The largest change is to the double damages provisions. Now an owner may be liable for double damages for injuries caused by their dog only if a dog bites a person with “sufficient force to break the skin and cause permanent physical scarring, or disfigurement” if the owner knew the dog had previously done so. This change ensures that dog owners will not unfairly have double damages triggered by minor damage to personal property.
The bill also increases the monetary forfeiture a court can level against owners for damage caused by a dog. Under current law for first time damage to “a person, domestic property, deer, game birds or the nests of eggs of game birds” the maximum forfeiture is $500. Under the bill it is raised to $2,500. Under current law the maximum penalty for subsequent acts is $1,000. Under the bill it is raised to $5,000.
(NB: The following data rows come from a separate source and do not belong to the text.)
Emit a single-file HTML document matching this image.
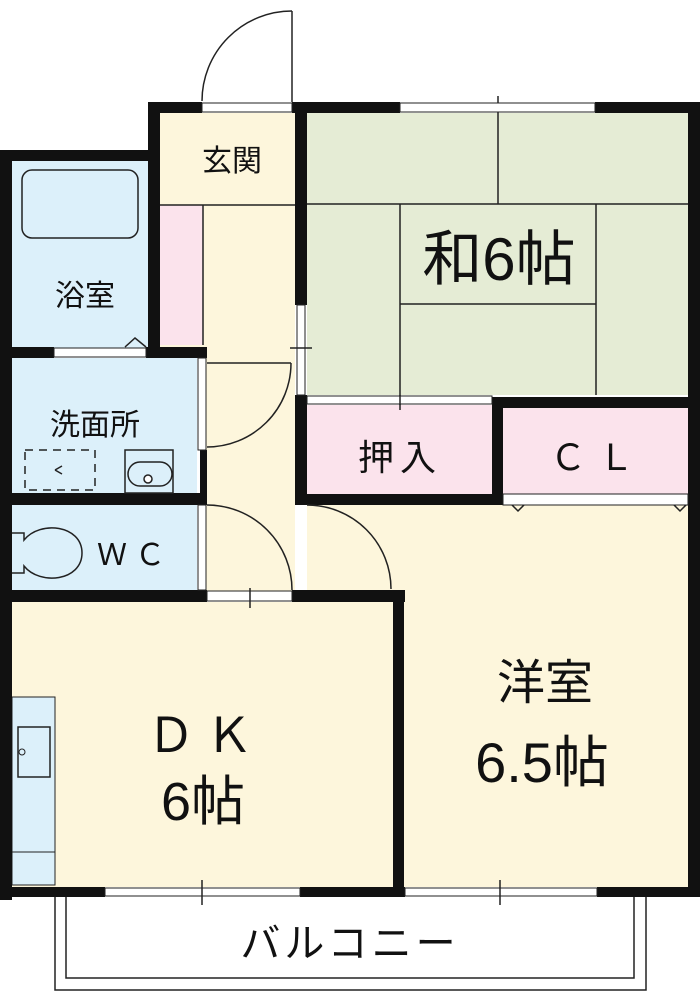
<!DOCTYPE html>
<html><head><meta charset="utf-8"><style>
html,body{margin:0;padding:0;background:#fff}
svg{display:block}
text{font-family:"Liberation Sans","Noto Sans CJK JP",sans-serif;fill:#111}
</style></head><body>
<svg width="700" height="1002" viewBox="0 0 700 1002" xmlns="http://www.w3.org/2000/svg">
<rect x="160" y="113" width="135" height="92" fill="#fdf6dc"/>
<rect x="203" y="205" width="92" height="390" fill="#fdf6dc"/>
<rect x="160" y="205" width="43" height="140" fill="#fbe3ec"/>
<rect x="160" y="345" width="43" height="13" fill="#fdf6dc"/>
<rect x="12" y="160" width="136" height="188" fill="#dcf0fa"/>
<rect x="12" y="358" width="185" height="135" fill="#dcf0fa"/>
<rect x="12" y="505" width="185" height="85" fill="#dcf0fa"/>
<rect x="307" y="113" width="381" height="282" fill="#e5ecd5"/>
<rect x="307" y="405" width="185" height="89" fill="#fbe3ec"/>
<rect x="503" y="408" width="185" height="86" fill="#fbe3ec"/>
<rect x="307" y="505" width="381" height="382" fill="#fdf6dc"/>
<rect x="12" y="602" width="381" height="285" fill="#fdf6dc"/>
<rect x="12" y="697" width="43" height="188" fill="#dcf0fa" stroke="#222" stroke-width="1"/>
<line x1="12" y1="852" x2="55" y2="852" stroke="#222"/>
<rect x="18" y="727" width="32" height="50" fill="none" stroke="#222" stroke-width="1.5"/>
<circle cx="22" cy="752" r="3" fill="none" stroke="#222"/>

<g stroke="#222" stroke-width="1.5" fill="none">
<line x1="307" y1="204" x2="688" y2="204"/>
<line x1="498" y1="96" x2="498" y2="204"/>
<line x1="400" y1="204" x2="400" y2="405"/>
<line x1="596" y1="204" x2="596" y2="395"/>
<line x1="400" y1="304" x2="596" y2="304"/>
<line x1="160" y1="205" x2="295" y2="205"/>
<line x1="203" y1="205" x2="203" y2="345"/>
</g>

<g fill="#111">
<rect x="148" y="102" width="54" height="11"/>
<rect x="292" y="102" width="108" height="11"/>
<rect x="595" y="102" width="105" height="11"/>
<rect x="148" y="102" width="12" height="256"/>
<rect x="0" y="150" width="160" height="11"/>
<rect x="0" y="150" width="12" height="750"/>
<rect x="0" y="347" width="54" height="11"/>
<rect x="146" y="347" width="61" height="11"/>
<rect x="200" y="450" width="7" height="55"/>
<rect x="0" y="493" width="207" height="12"/>
<rect x="0" y="590" width="207" height="12"/>
<rect x="292" y="590" width="113" height="12"/>
<rect x="393" y="595" width="11" height="302"/>
<rect x="295" y="102" width="12" height="203"/>
<rect x="295" y="395" width="12" height="110"/>
<rect x="688" y="102" width="12" height="795"/>
<rect x="492" y="397" width="208" height="11"/>
<rect x="492" y="397" width="11" height="108"/>
<rect x="295" y="494" width="208" height="11"/>
<rect x="0" y="887" width="105" height="10"/>
<rect x="300" y="887" width="105" height="10"/>
<rect x="597" y="887" width="103" height="10"/>
</g>
<g fill="#fff" stroke="#222" stroke-width="1">
<rect x="202" y="103" width="90" height="9"/>
<rect x="400" y="103" width="195" height="9"/>
<rect x="54" y="348" width="92" height="9"/>
<rect x="198" y="358" width="8" height="92"/>
<rect x="198" y="505" width="8" height="85"/>
<rect x="207" y="591" width="85" height="10"/>
<rect x="105" y="888" width="195" height="8"/>
<rect x="405" y="888" width="192" height="8"/>
<rect x="297" y="305" width="8" height="90"/>
<rect x="307" y="396" width="185" height="8"/>
<rect x="503" y="494" width="185" height="11"/>
</g>
<g stroke="#222" stroke-width="1.5" fill="none">
<line x1="292" y1="11" x2="292" y2="102"/>
<path d="M292 11 A90 90 0 0 0 202 101"/>
<line x1="207" y1="363" x2="291" y2="363"/>
<path d="M291 363 A84 84 0 0 1 207 447"/>
<path d="M207 505 A85 85 0 0 1 292 590"/>
<path d="M307 505 A84 84 0 0 1 391 589"/>
<line x1="290" y1="348" x2="312" y2="348"/>
<line x1="250" y1="588" x2="250" y2="608"/>
<line x1="202" y1="880" x2="202" y2="905"/>
<line x1="500" y1="880" x2="500" y2="905"/>
<line x1="400" y1="395" x2="400" y2="410"/>
<rect x="22" y="170" width="116" height="68" rx="10"/>
<path d="M125 347 L135 338 L146 347"/>
<rect x="25" y="450" width="70" height="40" stroke-dasharray="8 6"/>
<path d="M55 470 L62 466 M55 470 L62 474"/>
<rect x="125" y="450" width="48" height="43"/>
<path d="M140 462 H160 A12 12 0 0 1 160 486 H140 A12 12 0 0 1 140 462"/>
<circle cx="148" cy="479" r="4" fill="#fff"/>
<path d="M12 533 H24 V540 C40 520 82 525 82 553 C82 581 40 586 24 566 V573 H12"/>
<path d="M512 505 L518 511 L524 505 M674 505 L680 511 L686 505"/>
<path d="M55 897 V990 H646 V897"/>
<path d="M66 897 V978 H634 V897"/>
</g>

<text x="232" y="171" font-size="30" text-anchor="middle">玄関</text>
<text x="85" y="306" font-size="30" text-anchor="middle">浴室</text>
<text x="95" y="435" font-size="30" text-anchor="middle">洗面所</text>
<text x="135" y="565" font-size="30" text-anchor="middle" letter-spacing="8">ＷＣ</text>
<text x="499" y="280" font-size="60" text-anchor="middle">和6帖</text>
<text x="400" y="470" font-size="36" text-anchor="middle" letter-spacing="6">押入</text>
<text x="598" y="470" font-size="36" text-anchor="middle" letter-spacing="12">ＣＬ</text>
<text x="205" y="752" font-size="48" text-anchor="middle" letter-spacing="10">ＤＫ</text>
<text x="203" y="820" font-size="54" text-anchor="middle">6帖</text>
<text x="545" y="699" font-size="48" text-anchor="middle">洋室</text>
<text x="542" y="782" font-size="56" text-anchor="middle">6.5帖</text>
<text x="350" y="957" font-size="40" text-anchor="middle" letter-spacing="4">バルコニー</text>
</svg>
</body></html>
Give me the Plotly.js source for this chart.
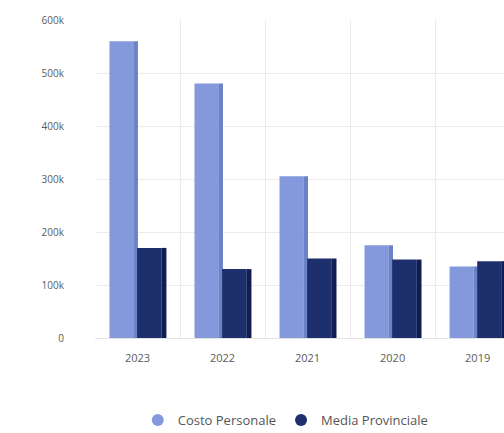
<!DOCTYPE html>
<html>
<head>
<meta charset="utf-8">
<script src="https://cdn.plot.ly/plotly-3.0.1.min.js"></script>
<style>html,body{margin:0;padding:0;background:#fff;}#chart{width:504px;height:433px;}</style>
</head>
<body>
<div id="chart"></div>
<script>
const years = ["2023", "2022", "2021", "2020", "2019"];
const costoPersonale = [560000, 480000, 305000, 175000, 135000];
const mediaProvinciale = [170000, 130000, 150000, 148000, 145000];
const seriesNames = ["Costo Personale", "Media Provinciale"];

const xs = years.map((_, i) => i);
const lightFace = "#8399dc", lightSide = "#6b82c6";
const darkFace = "#1d2f6c", darkSide = "#0f1d52";

function barTrace(y, color, offset, width, name) {
  return {type: "bar", x: xs, y: y, offset: offset, width: width,
    marker: {color: color, line: {width: 0}}, showlegend: false, hoverinfo: "skip", name: name};
}

const traces = [
  barTrace(costoPersonale, lightFace, -0.33, 0.28, seriesNames[0]),
  barTrace(costoPersonale, lightSide, -0.05, 0.055, seriesNames[0]),
  barTrace(mediaProvinciale, darkFace, -0.005, 0.29, seriesNames[1]),
  barTrace(mediaProvinciale, darkSide, 0.285, 0.055, seriesNames[1]),
  {type: "scatter", mode: "markers", x: [null], y: [null], name: seriesNames[0],
   marker: {symbol: "circle", size: 12, color: lightFace}},
  {type: "scatter", mode: "markers", x: [null], y: [null], name: seriesNames[1],
   marker: {symbol: "circle", size: 12, color: darkFace}}
];

const layout = {
  width: 504, height: 433,
  margin: {l: 95, r: 0, t: 20, b: 95},
  paper_bgcolor: "#ffffff", plot_bgcolor: "#ffffff",
  barmode: "overlay",
  font: {family: "Open Sans, sans-serif", size: 10, color: "#5a5a5a"},
  xaxis: {
    range: [-0.5, 4.31], tickvals: xs, ticktext: years,
    showgrid: false, zeroline: false, showline: false, ticks: "",
    ticklabelstandoff: 12,
    minor: {tickvals: [0.5, 1.5, 2.5, 3.5], showgrid: true, gridcolor: "#ebebeb", gridwidth: 1, ticks: ""},
    tickfont: {size: 11, color: "#5a5a5a"}, fixedrange: true
  },
  yaxis: {
    range: [0, 600000], tickvals: [0, 100000, 200000, 300000, 400000, 500000, 600000],
    tickformat: "~s", showgrid: true, gridcolor: "#ebebeb", gridwidth: 1,
    zeroline: true, zerolinecolor: "#e3e3e3", showline: false, ticks: "",
    ticklabelstandoff: 30, tickfont: {size: 10, color: "#5a5a5a"}, fixedrange: true
  },
  showlegend: true,
  legend: {orientation: "h", x: 0.567, xanchor: "center", xref: "container",
    y: 0.03, yanchor: "middle", yref: "container",
    font: {size: 13, color: "#555555"}, itemsizing: "constant", itemwidth: 30}
};

Plotly.newPlot("chart", traces, layout, {displayModeBar: false, staticPlot: true});
</script>
</body>
</html>
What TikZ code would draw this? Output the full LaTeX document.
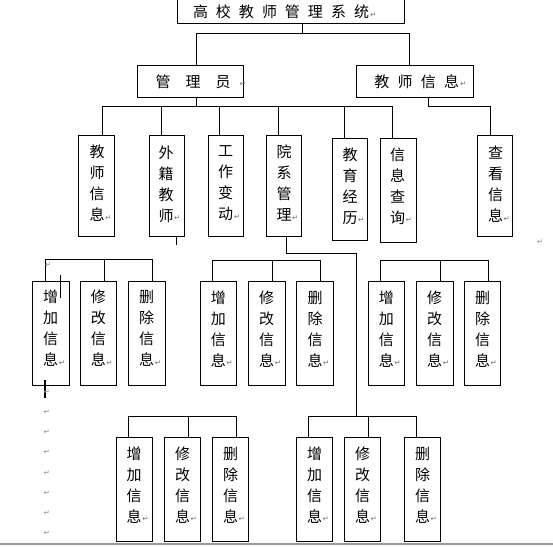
\documentclass[tikz,border=0pt]{standalone}
\usepackage{fontspec}
\newfontfamily\cjk{Noto Sans CJK SC}
\newfontfamily\symf{DejaVu Sans}
\newcommand\rt[1][0.6pt]{\rlap{\kern#1\raisebox{0.5pt}{\symf\fontsize{7.5}{7.5}\selectfont\color{black!55}↵}}}
\newcommand\gapA{\hskip8pt}
\newcommand\gapB{\hskip15pt}
\newcommand\gapC{\hskip8.3pt}
\begin{document}
\begin{tikzpicture}[x=1pt,y=-1pt,
  ln/.style={line width=0.8pt},
  bx/.style={draw, line width=0.8pt, inner sep=0pt},
  tall/.style={bx, minimum width=36pt, minimum height=104pt},
  wide/.style={bx, minimum height=32pt},
  vlab/.style={align=center, inner sep=0pt, font=\cjk\fontsize{15}{21}\selectfont},
  hlab/.style={inner sep=0pt, font=\cjk\fontsize{15}{15}\selectfont},
  mk/.style={inner sep=0pt, font=\symf\fontsize{7.5}{7.5}\selectfont, text=black!45}
]
\useasboundingbox (0,0) rectangle (553,546);

% top level
\node[bx, minimum width=227pt, minimum height=24pt] (root) at (290.5,11) {};
\node[hlab] (rootT) at (281,12) {高\gapA 校\gapA 教\gapA 师\gapA 管\gapA 理\gapA 系\gapA 统\rt[1pt]};
\node[wide, minimum width=106pt] (adm) at (190.3,81) {};
\node[hlab] (admT) at (193,81.7) {管\gapB 理\gapB 员\rt[9pt]};
\node[wide, minimum width=116.7pt] (tinfo) at (415,81) {};
\node[hlab] (tinfoT) at (416.7,81.7) {教\gapC 师\gapC 信\gapC 息\rt[1pt]};

% first row
\node[tall, minimum height=101.7pt] (t1) at (96.3,185.9) {};
\node[tall, minimum width=35pt, minimum height=101.7pt] (t2) at (166.8,185.9) {};
\node[tall, minimum width=35pt, minimum height=101.7pt] (t3) at (225.8,185.9) {};
\node[tall, minimum width=35pt, minimum height=101.7pt] (t4) at (284.2,185.9) {};
\node[tall, minimum width=35.4pt, minimum height=101.7pt] (t5) at (350,189.2) {};
\node[tall, minimum height=104pt] (t6) at (398.7,190.3) {};
\node[tall, minimum width=35pt, minimum height=101.7pt] (t7) at (494.8,185.9) {};
\node[vlab] (t1T) at (97,183.4) {教\\师\\信\\息\rt};
\node[vlab] (t2T) at (166,184) {外\\籍\\教\\师\rt};
\node[vlab] (t3T) at (225.7,183.3) {工\\作\\变\\动\rt};
\node[vlab] (t4T) at (284,183.3) {院\\系\\管\\理\rt};
\node[vlab] (t5T) at (350,185.8) {教\\育\\经\\历\rt};
\node[vlab] (t6T) at (397.5,185.8) {信\\息\\查\\询\rt};
\node[vlab] (t7T) at (495.5,184.2) {查\\看\\信\\息\rt};

% second and third rows
\foreach \n/\x/\y in {a1/50.7/333, a2/98.3/333, a3/146.7/333,
                      b1/218.3/333.7, b2/266.7/333.7, b3/315/333.7,
                      c1/386.3/333.7, c2/434.7/333.7, c3/482.5/333.7,
                      d1/134.2/489.5, d2/182.5/489.5, d3/230.5/489.5,
                      e1/314.5/489.5, e2/362.5/489.5, e3/422.5/489.5}
  \node[tall, minimum width=36.5pt] (\n) at (\x,\y) {};
\foreach \n/\x/\y in {a/50.7/328.5, b/218.3/329, c/386.3/329, d/134.2/485, e/314.5/485}
  \node[vlab] (\n1T) at (\x,\y) {增\\加\\信\\息\rt};
\foreach \n/\x/\y in {a/98.3/328.5, b/266.7/329, c/434.7/329, d/182.5/485, e/362.5/485}
  \node[vlab] (\n2T) at (\x,\y) {修\\改\\信\\息\rt};
\foreach \n/\x/\y in {a/146.7/328.5, b/315/329, c/482.5/329, d/230.5/485, e/422.5/485}
  \node[vlab] (\n3T) at (\x,\y) {删\\除\\信\\息\rt};

% bus levels
\coordinate (r0) at (0,33.3);
\coordinate (bA) at (0,106.7);
\coordinate (k) at (356.7,253.3);
\coordinate (ga) at (0,259.3);
\coordinate (gb) at (0,260.7);
\coordinate (gd) at (0,416.7);
\coordinate (ge) at (0,416);

% connectors top
\draw[ln] ([xshift=12.2pt]root.south) -- ([xshift=12.2pt]root.south |- r0);
\draw[ln] ([xshift=6.4pt]adm.north) |- ([xshift=-6pt]tinfo.north |- r0) -- ([xshift=-6pt]tinfo.north);
\draw[ln] ([xshift=6.4pt]adm.south) -- ([xshift=6.4pt]adm.south |- bA);
\draw[ln] ([xshift=6.4pt]t1.north) |- ([xshift=-6.4pt]t6.north |- bA) -- ([xshift=-6.4pt]t6.north);
\foreach \n/\d in {t2/-5, t3/-6.5, t4/-6, t5/-5.7}
  \draw[ln] ([xshift=\d pt]\n.north) -- ([xshift=\d pt]\n.north |- bA);
\draw[ln] ([xshift=13.3pt]tinfo.south) |- ([xshift=-4.1pt]t7.north |- bA) -- ([xshift=-4.1pt]t7.north);
\coordinate (t2s) at ([xshift=9.9pt,yshift=-8.3pt]t2.south);
\draw[ln] ([xshift=9.9pt]t2.south) -- (t2s);
\draw[ln] ([xshift=2.5pt]t4.south) |- (k) -- (k |- ge);

% group buses
\draw[ln] ([xshift=-5.7pt]a1.north) |- ([xshift=5.6pt]a3.north |- ga) -- ([xshift=5.6pt]a3.north);
\draw[ln] ([xshift=5.7pt]a2.north) -- ([xshift=5.7pt]a2.north |- ga);
\draw[ln] ([xshift=-6pt]b1.north) |- ([xshift=5.7pt]b3.north |- gb) -- ([xshift=5.7pt]b3.north);
\draw[ln] ([xshift=6pt]b2.north) -- ([xshift=6pt]b2.north |- gb);
\draw[ln] ([xshift=-5.6pt]c1.north) |- ([xshift=5.8pt]c3.north |- gb) -- ([xshift=5.8pt]c3.north);
\draw[ln] ([xshift=6pt]c2.north) -- ([xshift=6pt]c2.north |- gb);
\draw[ln] ([xshift=-5.9pt]d1.north) |- ([xshift=6.2pt]d3.north |- gd) -- ([xshift=6.2pt]d3.north);
\draw[ln] ([xshift=5.8pt]d2.north) -- ([xshift=5.8pt]d2.north |- gd);
\draw[ln] ([xshift=-6.2pt]e1.north) |- ([xshift=-5.8pt]e3.north |- ge) -- ([xshift=-5.8pt]e3.north);
\draw[ln] ([xshift=5.8pt]e2.north) -- ([xshift=5.8pt]e2.north |- ge);

% stray marks
\draw[ln] (60.7,275) -- (60.7,298.3);
\draw[line width=2pt] (45,380) -- (45,398.3);
\node[mk] (m0) at (48.3,265) {↵};
\node[mk] (mR) at (540,241.7) {↵};
\foreach \i/\y in {1/391.7, 2/411.7, 3/431.7, 4/451.7, 5/473.3, 6/493.3, 7/513.3, 8/533.3}
  \node[mk] (m\i) at (46.7,\y) {↵};
\draw[black!40, line width=1.5pt] (0,544) -- (553,544);
\end{tikzpicture}
\end{document}
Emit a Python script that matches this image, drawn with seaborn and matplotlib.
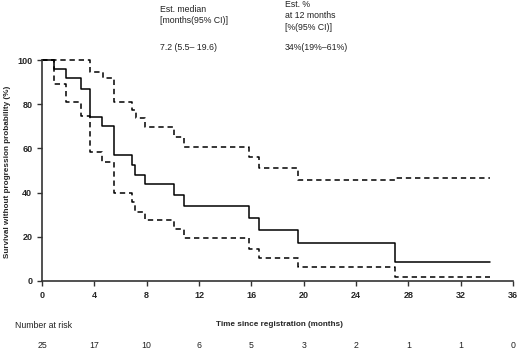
import matplotlib
matplotlib.use("Agg")
import matplotlib.pyplot as plt
import matplotlib.transforms as mtransforms
import pandas as pd
import seaborn as sns

sns.set_style("ticks")
plt.rcParams["font.family"] = ["Liberation Sans", "DejaVu Sans"]

# Kaplan-Meier estimate and 95% CI (step points, months / %)
km_time = [0, 0.92, 1.81, 2.98, 3.69, 4.59, 5.53, 6.88, 7.14, 7.85, 10.09, 10.83, 15.83, 16.55, 19.57, 27.0, 34.25]
km_surv = [100, 96, 92, 87, 74, 70, 57, 52.5, 48, 43.7, 39, 34, 28.5, 23, 17.2, 8.7, 8.7]

upper_time = [0, 3.67, 4.64, 5.5, 6.86, 7.19, 7.85, 10.09, 10.83, 15.83, 16.55, 19.57, 27.0, 34.25]
upper_surv = [100, 94.4, 91.7, 81, 77.4, 73.6, 69.5, 65.3, 60.8, 56, 51, 45.7, 46.7, 46.7]

lower_time = [0, 0.92, 1.81, 2.98, 3.69, 4.59, 5.53, 6.88, 7.14, 7.85, 10.09, 10.83, 15.83, 16.55, 19.57, 27.0, 34.25]
lower_surv = [100, 89, 80.8, 74.8, 58.5, 54, 39.8, 35.6, 31.4, 27.6, 23.5, 19.5, 14.5, 10.4, 6.5, 2, 2]

risk_times = [0, 4, 8, 12, 16, 20, 24, 28, 32, 36]
at_risk = [25, 17, 10, 6, 5, 3, 2, 1, 1, 0]

fig = plt.figure(figsize=(5.2, 3.52), dpi=100)
ax = fig.add_axes([42 / 520, 71 / 352, 471 / 520, 221 / 352])

km = pd.DataFrame({"time": km_time, "surv": km_surv})
up = pd.DataFrame({"time": upper_time, "surv": upper_surv})
lo = pd.DataFrame({"time": lower_time, "surv": lower_surv})

sns.lineplot(data=km, x="time", y="surv", drawstyle="steps-post", estimator=None,
             color="black", linewidth=1.1, ax=ax)
for d in (up, lo):
    sns.lineplot(data=d, x="time", y="surv", drawstyle="steps-post", estimator=None,
                 color="black", linewidth=1.1, linestyle=(0, (3.5, 2.5)), ax=ax)
for line in ax.lines:
    line.set_clip_on(False)

ax.set_xlim(0, 36)
ax.set_ylim(0, 100)
ax.set_xticks(risk_times)
ax.set_yticks([0, 20, 40, 60, 80, 100])
ax.tick_params(axis="both", labelsize=6.5, length=3.5, width=1, color="#333333", pad=3.5)
for lab in ax.get_xticklabels() + ax.get_yticklabels():
    lab.set_fontweight("bold")
sns.despine(ax=ax)
for sp in ("left", "bottom"):
    ax.spines[sp].set_color("#333333")
    ax.spines[sp].set_linewidth(1.2)

ax.set_xlabel("")
ax.set_ylabel("")
fig.text(8 / 520, 1 - 172 / 352, "Survival without progression probability (%)", fontsize=5.9,
         fontweight="bold", rotation=90, ha="center", va="center")

# texts below the plot
fig.text(279 / 520, 1 - 325 / 352, "Time since registration (months)", fontsize=5.9,
         fontweight="bold", ha="center", va="center")
fig.text(15 / 520, 1 - 325 / 352, "Number at risk", fontsize=6.3, ha="left", va="center",
         color="#222222")
trans = mtransforms.blended_transform_factory(ax.transData, fig.transFigure)
for t, n in zip(risk_times, at_risk):
    ax.text(t, 1 - 345 / 352, str(n), fontsize=6.3, ha="center", va="center",
            transform=trans, color="#222222")

# header texts
fig.text(160 / 520, 1 - 15 / 352, "Est. median\n[months(95% CI)]", fontsize=6.3,
         ha="left", va="center", linespacing=1.35, color="#222222")
fig.text(160 / 520, 1 - 48 / 352, "7.2 (5.5\u2013 19.6)", fontsize=6.3, ha="left", va="center",
         color="#222222")
fig.text(285 / 520, 1 - 16 / 352, "Est. %\nat 12 months\n[%(95% CI)]", fontsize=6.3,
         ha="left", va="center", linespacing=1.35, color="#222222")
fig.text(285 / 520, 1 - 48 / 352, "34%(19%\u201361%)", fontsize=6.3, ha="left", va="center",
         color="#222222")

fig.savefig("out.png", dpi=100)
SB 286 also changes who can request a court to order that a dog be killed. Under current law only the state or a municipality may ask a court to order a dog be killed if the dog caused serious injury to a person or domestic animal on at least two separate occasions. Under this bill in addition to the state and municipality being able to make this request, a person injured by the dog or whose child was injured by the dog, or whose domestic animal was injured by the dog may also make this request.
SB 286 received a public hearing in the Senate Committee on Insurance, Housing, and Trade on October 6 and was passed by the committee on a vote of 5-0 on October 15. The State Senate subsequently passed the bill on October 20. The bill has been placed on the Assembly calendar for November 3.